Last week the original game’s creative director Suda51 and co-writer James Gunn both stated that they have zero involvement in the new project.
“Neither I nor Suda51 are currently involved in this,” Gunn tweeted. “I heard about it for the first time from Suda a couple [of] weeks ago.”
Suda then followed up: “To add my two cents, like James Gunn says, neither he nor I am involved in this project at all, and Grasshopper Manufacture has nothing to do with development or anything.”
In his statement announcing the remake on Tuesday, Yasuda appeared to downplay Suda’s role in the original game, suggesting he had a more advisory role.
“As Suda-san was very busy handling development on other projects at the time, I served as director and producer, creating a joint development team consisting of staff from Grasshopper Manufacture and Kadokawa Games, overseeing development directly,” Yasuda claimed.

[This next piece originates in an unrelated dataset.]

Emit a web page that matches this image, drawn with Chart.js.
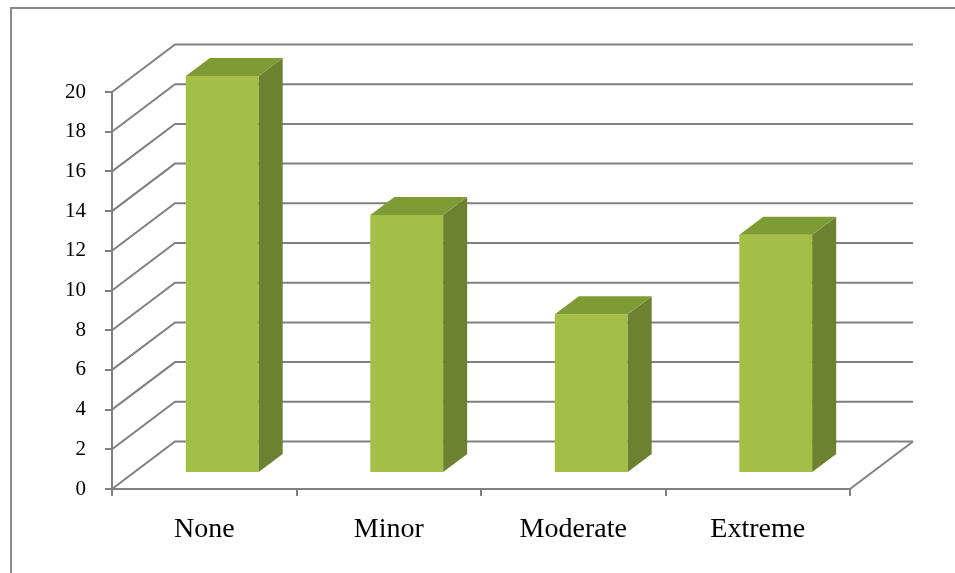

“Suda-san looked over the game design and supervised the project as an executive producer.”
Yasuda’s claims appear to be at odds with the game’s actual closing credits, which list Yasuda (not Suda) as the executive producer, and Suda as the creative director.
Furthermore, despite Yasuda’s claims that he “served as director and producer”, the game’s credits list Grasshopper’s Tomo Ikeda and Masa Shidara as director and producer respectively.